Hate China? I don’t see that. There are plenty of factual reports about the CCP that are pretty damning, but the people/culture/place is generally perceived postively other than being a competitor…

  • > I don’t see that.

    You seem to be an American so I'm very confused. You'd have to be willingfully blind at this point to not see the anti-chinese propaganda that has been going on in America for (at least) the past decade.

> Westerners are taught by the media and education to idealize Japan and hate China almost everywhere.

As an American educated by the American public education system and indoctrinated by American media, our government is certainly stupid and vengeful enough to make me want to support this if it were true, but it's just not. The much more banal truth is that Japan is extremely talented at exercising soft power by projecting a favorable image of itself via the media it exports, whereas China is just comparatively terrible at exercising this sort of soft power.

  • I suspect that’s related to China’s lower levels of individual freedom relative to Japan. Censorship does not fit well with producing powerful and influential cultural exports like manga, anime and video games.

  • Not being a single-party, notionally communist dictatorship may be helping with the image too? I don't know, spitballing here.

    I think the default approach in the West - and that's not a US-specific thing - is to treat exotic faraway lands with a mix of curiosity and awe. But China is a geopolitical rival with a political system that rightly makes many Westerners queasy, so it doesn't benefit from that anymore.

    • > Not being a single-party, notionally communist dictatorship may be helping with the image too? I don't know, spitballing here.

      No, everyday people are perfectly content to warm to brutal dictatorships who successfully put on a friendly face. Case in point: Dubai.

I disagree. People still trade, travel, and visit both countries regularly. Even if some media outlets are biased against China, that doesn’t mean Japan need to be idealized, it proves nothing. Your comments come across as more like propaganda.

So in a discussion about a Korean’s view of an American’s view of Japan, you bring up China, and you’re the one complaining about propaganda?

Is it propaganda though? Japan is more aligned with ‘the west’ not only in geopolitics but in the system of governance that was imposed upon it by via USA occuptation. Whereas China has a very different political system that is generally poorly understood and distrusted. Regardless, I don’t know where you’re from, but I see plenty of idolizing of China and how it manages to solve big problems at speeds unseen outside of mobilization in other parts of the globe. China-studies are a big thing at the moment. The positive view of Japan probably flows from its postwar boom years and popculture exports. China is at the moment being viewed with suspicion over its military buildup near Taiwan and creeping authoritarianism under Xi. This could all change again in the future depending on the actions China will take.

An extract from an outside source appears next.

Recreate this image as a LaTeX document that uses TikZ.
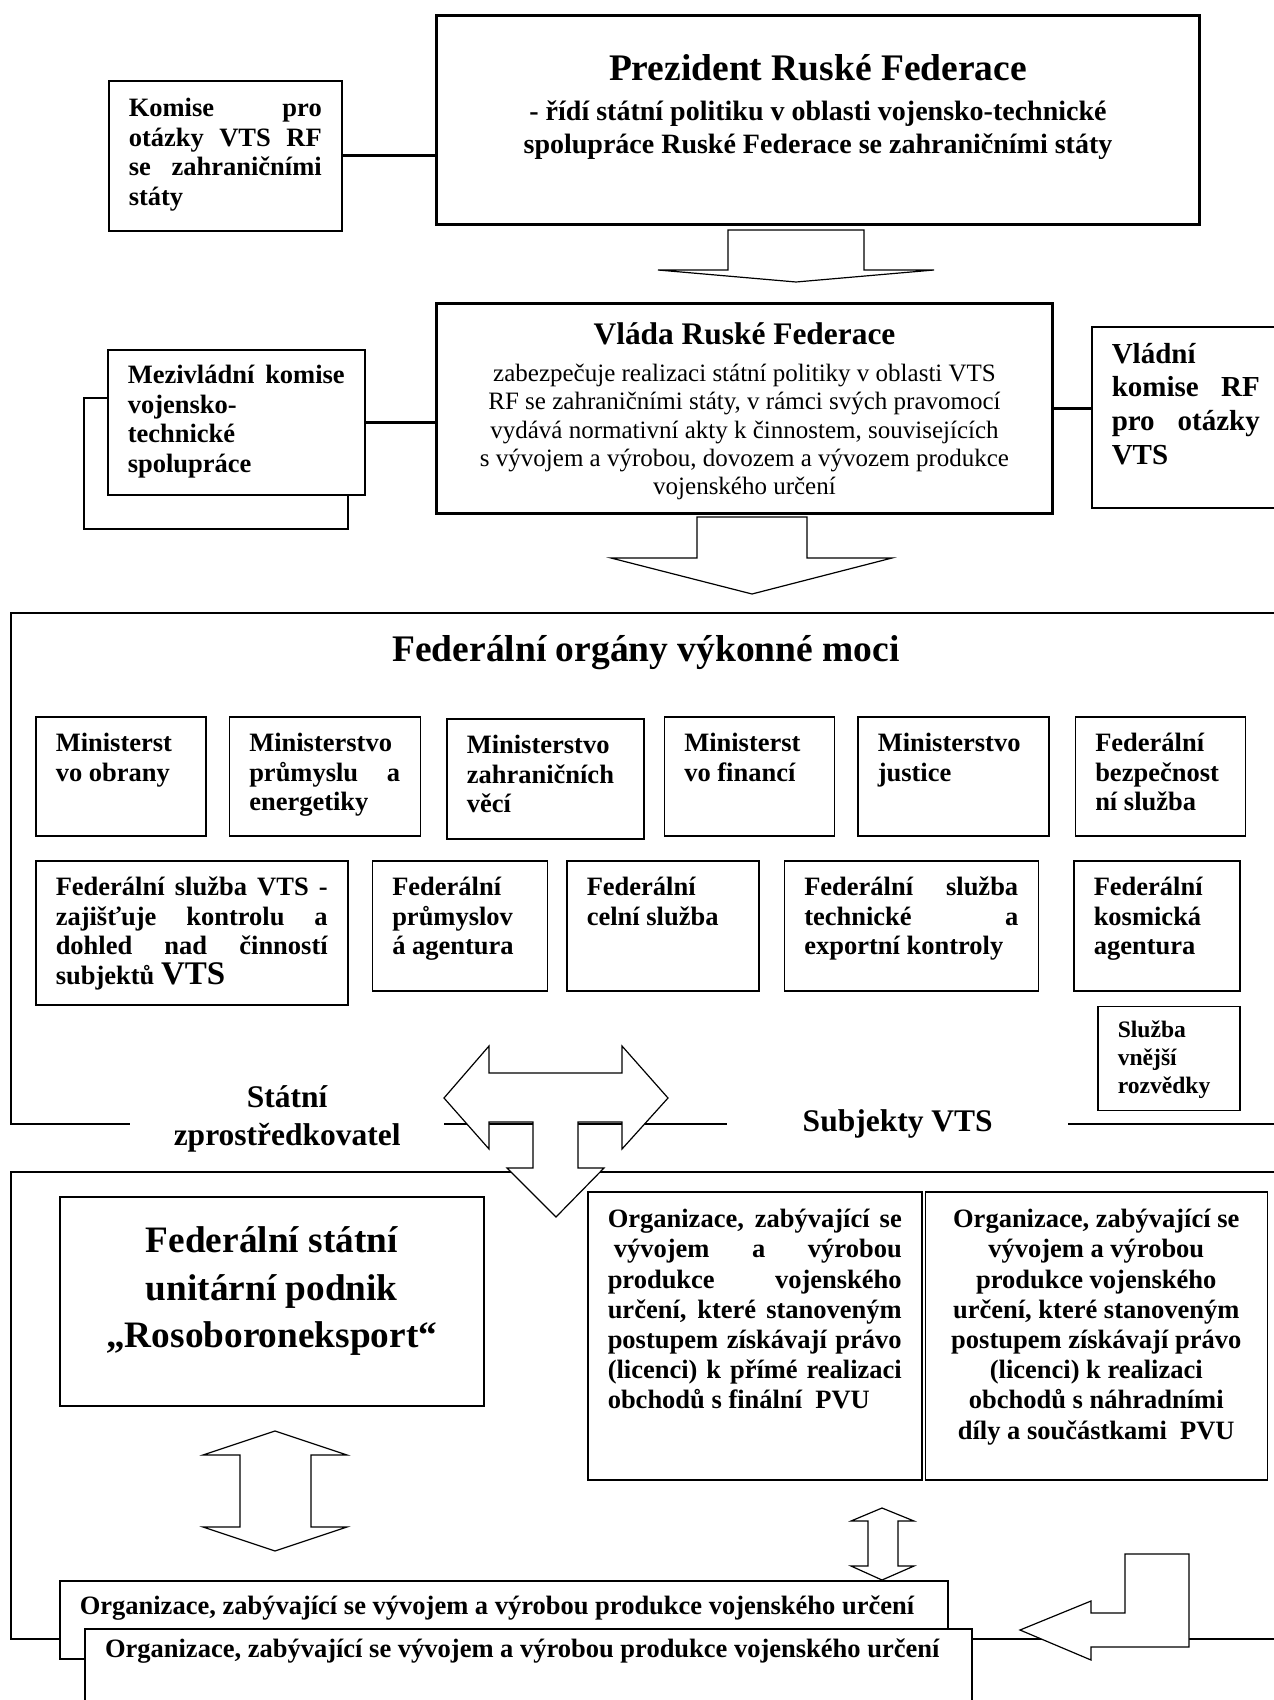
\documentclass[tikz,border=0pt]{standalone}
\usepackage{fontspec}
\setmainfont{Liberation Serif}
\usetikzlibrary{positioning}

% box text: width, height, first baseline, content
\newcommand{\boxtext}[4]{\parbox[c][#2][t]{#1}{\rule{0pt}{#3}#4}}
\newcommand{\jline}[1]{\makebox[\hsize][s]{#1}}

\begin{document}
\begin{tikzpicture}[x=1pt, y=-1pt,
  box/.style={draw, line width=1.5pt, fill=white, inner xsep=20pt, inner ysep=0pt, anchor=north west, font=\bfseries\fontsize{26.5}{29.5}\selectfont},
  thickbox/.style={box, line width=3pt},
  lbl/.style={fill=white, inner sep=0pt, anchor=north west, font=\bfseries\fontsize{31.5}{38}\selectfont},
  conn/.style={line width=3pt},
  frame/.style={line width=1.5pt},
  blockarr/.style={draw, fill=white, line width=1.2pt, line join=miter}
]
  \useasboundingbox (0,0) rectangle (1274,1700);

  % frames
  \draw[frame] (1290,613) -- (11,613) -- (11,1124) -- (1290,1124);
  \draw[frame] (1290,1172) -- (11,1172) -- (11,1639) -- (1290,1639);

  % president and government
  \node[thickbox, font=\bfseries\fontsize{28}{33}\selectfont] (pres) at (435,14) {\boxtext{723pt}{209pt}{65pt}{\centering%
    {\fontsize{37.5}{40}\selectfont Prezident Ruské Federace\par}\vspace{7pt}
    - řídí státní politiku v oblasti vojensko-technické\\
    spolupráce Ruské Federace se zahraničními státy}};
  \node[box] (komvts) at (108,80) {\boxtext{193pt}{150pt}{36pt}{%
    \jline{Komise pro}\\
    \jline{otázky VTS RF}\\
    \jline{se zahraničními}\\
    státy}};

  \node[box, minimum width=264pt, minimum height=131pt] (mezkomb) at (83,397) {};
  \node[box] (mezkom) at (107,349) {\boxtext{217pt}{145pt}{34pt}{%
    \jline{Mezivládní komise}\\
    vojensko-\\
    technické\\
    spolupráce}};
  \node[thickbox, font=\fontsize{25}{28.3}\selectfont] (vlada) at (435,302) {\boxtext{576pt}{210pt}{41pt}{\centering%
    {\fontsize{31.4}{36}\selectfont\bfseries Vláda Ruské Federace\par}\vspace{8.7pt}
    zabezpečuje realizaci státní politiky v oblasti VTS\\
    RF se zahraničními státy, v rámci svých pravomocí\\
    vydává normativní akty k činnostem, souvisejících\\
    s vývojem a výrobou, dovozem a vývozem produkce\\
    vojenského určení}};
  \node[box, font=\bfseries\fontsize{29}{33.7}\selectfont] (vkom) at (1091,326) {\boxtext{148pt}{181pt}{36.5pt}{%
    Vládní\\
    \jline{komise RF}\\
    \jline{pro otázky}\\
    VTS}};

  \draw[conn] (komvts.east) -- (komvts.east -| pres.west);
  \draw[conn] (mezkom.east) -- (mezkom.east -| vlada.west);
  \draw[conn] (vlada.east) -- (vlada.east -| vkom.west);

  \coordinate (tipa) at (796,282);
  \draw[blockarr] (tipa) -- ++(-138,-12) -- ++(70,0) -- ++(0,-40) -- ++(136,0) -- ++(0,40) -- ++(70,0) -- cycle;
  \coordinate (tipb) at (752,594);
  \draw[blockarr] (tipb) -- ++(-141,-36) -- ++(86,0) -- ++(0,-41) -- ++(110,0) -- ++(0,41) -- ++(85,0) -- cycle;

  % federal organs
  \node[font=\bfseries\fontsize{37.5}{40}\selectfont, anchor=base] (fedtitle) at (646,661) {Federální orgány výkonné moci};

  \node[box] (mo) at (35,716) {\boxtext{130pt}{119pt}{35pt}{Ministerst\\vo obrany}};
  \node[box, below right=0pt and 22pt of mo.north east] (mpe) {\boxtext{151pt}{119pt}{35pt}{Ministerstvo\\\jline{průmyslu a}\\energetiky}};
  \node[box, below right=2pt and 25pt of mpe.north east] (mzv) {\boxtext{157pt}{120pt}{35pt}{Ministerstvo\\zahraničních\\věcí}};
  \node[box, below right=-2pt and 19pt of mzv.north east] (mf) {\boxtext{130pt}{119pt}{35pt}{Ministerst\\vo financí}};
  \node[box, below right=0pt and 22pt of mf.north east] (mj) {\boxtext{151pt}{119pt}{35pt}{Ministerstvo\\justice}};
  \node[box, below right=0pt and 25pt of mj.north east] (fsb) {\boxtext{130pt}{119pt}{35pt}{Federální\\bezpečnost\\ní služba}};

  \node[box] (fsvts) at (35,860) {\boxtext{272pt}{144pt}{35pt}{%
    \jline{Federální služba VTS -}\\
    \jline{zajišťuje kontrolu a}\\
    \jline{dohled nad činností}\\
    subjektů {\fontsize{33}{33}\selectfont VTS}}};
  \node[box, below right=0pt and 23pt of fsvts.north east] (fpa) {\boxtext{135pt}{130pt}{35pt}{Federální\\průmyslov\\á agentura}};
  \node[box, below right=0pt and 18pt of fpa.north east] (fcs) {\boxtext{152pt}{130pt}{35pt}{Federální\\celní služba}};
  \node[box, below right=0pt and 24pt of fcs.north east] (fstek) {\boxtext{214pt}{130pt}{35pt}{%
    \jline{Federální služba}\\
    \jline{technické a}\\
    exportní kontroly}};
  \node[box, below right=0pt and 34pt of fstek.north east] (fka) {\boxtext{126pt}{130pt}{35pt}{Federální\\kosmická\\agentura}};
  \node[box, below left=14pt and 0pt of fka.south east, font=\bfseries\fontsize{23.6}{28}\selectfont] (svr) {\boxtext{102pt}{104pt}{31pt}{Služba\\vnější\\rozvědky}};

  \node[lbl] (stat) at (130,1080) {\boxtext{314pt}{80pt}{27pt}{\centering Státní\\zprostředkovatel}};
  \node[lbl] (subj) at (727,1104) {\boxtext{341pt}{40pt}{27pt}{\centering Subjekty VTS}};

  \coordinate (tipc) at (444,1098);
  \draw[blockarr] (tipc) -- ++(45,-52) -- ++(0,27) -- ++(133,0) -- ++(0,-27) -- ++(46,52) -- ++(-46,51) -- ++(0,-27)
    -- ++(-44,0) -- ++(0,46) -- ++(26,0) -- ++(-48,49) -- ++(-49,-49) -- ++(26,0) -- ++(0,-46) -- ++(-44,0) -- ++(0,27) -- cycle;

  % subjects
  \node[box, font=\bfseries\fontsize{37.3}{47.5}\selectfont] (rose) at (59,1196) {\boxtext{384pt}{209pt}{56pt}{\centering
    Federální státní\\unitární podnik\\„Rosoboroneksport“}};
  \node[box, font=\bfseries\fontsize{26.5}{30.2}\selectfont] (orgfin) at (587,1191) {\boxtext{294pt}{288pt}{36pt}{%
    \jline{Organizace, zabývající se}\\
    \jline{\hspace{6pt}vývojem a výrobou}\\
    \jline{produkce vojenského}\\
    \jline{určení, které stanoveným}\\
    \jline{postupem získávají právo}\\
    \jline{(licenci) k přímé realizaci}\\
    obchodů s finální\ \ PVU}};
  \node[box, right=2pt of orgfin, font=\bfseries\fontsize{26.5}{30.2}\selectfont] (orgnd) {\boxtext{302pt}{288pt}{36pt}{\centering
    Organizace, zabývající se\\
    vývojem a výrobou\\
    produkce vojenského\\
    určení, které stanoveným\\
    postupem získávají právo\\
    (licenci) k realizaci\\
    obchodů s náhradními\\
    díly a součástkami\ \ PVU}};

  \node[box] (orgv) at (59,1580) {\boxtext{848pt}{78pt}{34pt}{Organizace, zabývající se vývojem a výrobou produkce vojenského určení}};
  \node[box, line width=2pt] (orgv2) at (84,1628) {\boxtext{847pt}{82pt}{28pt}{Organizace, zabývající se vývojem a výrobou produkce vojenského určení}};

  \coordinate (tipd) at (275,1431);
  \draw[blockarr] (tipd) -- ++(72,24) -- ++(-36,0) -- ++(0,72) -- ++(36,0) -- ++(-72,24) -- ++(-72,-24) -- ++(37,0) -- ++(0,-72) -- ++(-37,0) -- cycle;
  \coordinate (tipe) at (882,1508);
  \draw[blockarr] (tipe) -- ++(32,13) -- ++(-16,0) -- ++(0,45) -- ++(16,0) -- ++(-32,14) -- ++(-31,-14) -- ++(17,0) -- ++(0,-45) -- ++(-17,0) -- cycle;
  \coordinate (tipf) at (1020,1630);
  \draw[blockarr] (tipf) -- ++(71,-29) -- ++(0,12) -- ++(34,0) -- ++(0,-59) -- ++(64,0) -- ++(0,93) -- ++(-98,0) -- ++(0,13) -- cycle;
\end{tikzpicture}
\end{document}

  • > but I see plenty of idolizing of China and how it manages to solve big problems at speeds unseen

    This is actually a great example for extant romanticization of China. People lauding Chinese expediency in the context of industry and construction often don't realize it's almost entirely enabled by extreme underregulation and underenforcement of industrial safety standards. Chinese people themselves will often point this out, though depending on the person they may frame it more in a style of "The West is slow because of all of the red tape!"

    Of the subset of Westerners who are aware of this, sometimes I have to balk at how many of them will take that framing to heart and paint it as a positive thing. Even most Chinese don't have a positive view of it, not in reality. At most it's a tragic necessity required to build China up, though younger Chinese rightly tend to see it for what it is: corporate exploitation of laborers.

    Of course in the context of solving political problems, the Politburo readily cutting through its own invented problems is another matter.

    • The recent Abundance movement on the left argues strongly that progress has been held back by over regulation and bureaucratic processes.

    • > People lauding Chinese expediency in the context of industry and construction often don't realize it's almost entirely enabled by extreme underregulation and underenforcement of industrial safety standards

      Kind of like Tesla's latest factories, or DR Horton building homes with massive problems from day 1?

      Or Silicon Valley being a collection of superfund cleanup sites?

      Or just the environmental pollution, in general, in Texas?

      No one has figured out how to balance growth with safety. Ideally it shouldn't be hard, the total amount of money saved is pennies compared to the overall investment, but making everyone follow the rules via regulations ends to being a huge cost and time multiplier.

China being an autocratic, authoritarian system with galling human rights abuses may have something to do with it, too.

(For the record, I would put Japan above both China and the US at the moment in that regard.)

I really don't really think there's much political or propaganda interest in getting Westerners to idealize Japan, at this point.

Now back in the 80s? Back in the 80s, despite being aligned with the West, they were perceived a lot like China is today. Everyone was scared that they were going to start eating the West's lunch and various negative stereotypes and exaggerations started to bubble up: it was a futuristic land, but a futuristic land of suicides, with little drone-like salarymen crammed into little shoebox apartments the size of a Western bathroom, working 20 hour days.

Between the Plaza Accords and the bubble bursting and decade after decade of Lost Decades, the Japanese threat was successfully neutralized. I think Cool Japan is mostly something they've earned for themselves, frankly.

  • > Now back in the 80s? Back in the 80s, despite being aligned with the West, they were perceived a lot like China is today. Everyone was scared that they were going to start eating the West's lunch and various negative stereotypes and exaggerations started to bubble up: it was a futuristic land, but a futuristic land of suicides, with little drone-like salarymen crammed into little shoebox apartments the size of a Western bathroom, working 20 hour days.

    Yep. A lot of cyberpunk fiction from that time that demonized corporate influence and power was inspired by the rise and perceptions of Japanese technology companies.

    I can remember one of the American news magazine shows, maybe 20/20, showing a Japanese school with long hours and intense discipline and contrasting it with fat, illiterate American kids (the same stereotypes were made about the Soviet Union).

    A lot of the perception of Japan, especially among Gen X and younger, is influenced from exports of Japanese culture. Nintendo, JRPGs, Manga, Anime, and even the quirky stuff reflects well on the Japanese though American eyes. No propaganda is needed.

  • > it was a futuristic land, but a futuristic land of suicides, with little drone-like salarymen crammed into little shoebox apartments the size of a Western bathroom, working 20 hour days.

    So basically just what the west is becoming?

    • Not really? If I were to describe the issues inflicting the west, none of too-small homes, high suicide rates, or an economy based on long hours of white collar work would immediately come to mind.

      Rather, the west seems to be characterized mostly by insanely expensive housing caused by an extreme antipathy towards denser housing as populations grow, and a K-shaped economy where white collar coastal elites are actually doing relatively well but everyone else - namely blue collar and service workers - are doing worse and worse. Suicide rates aren't rising dramatically, and are nowhere near where they were in Japan at their peak in the 80s, which itself was always overstated (they were higher than they were in the US at the time, but were comparable to many other western countries).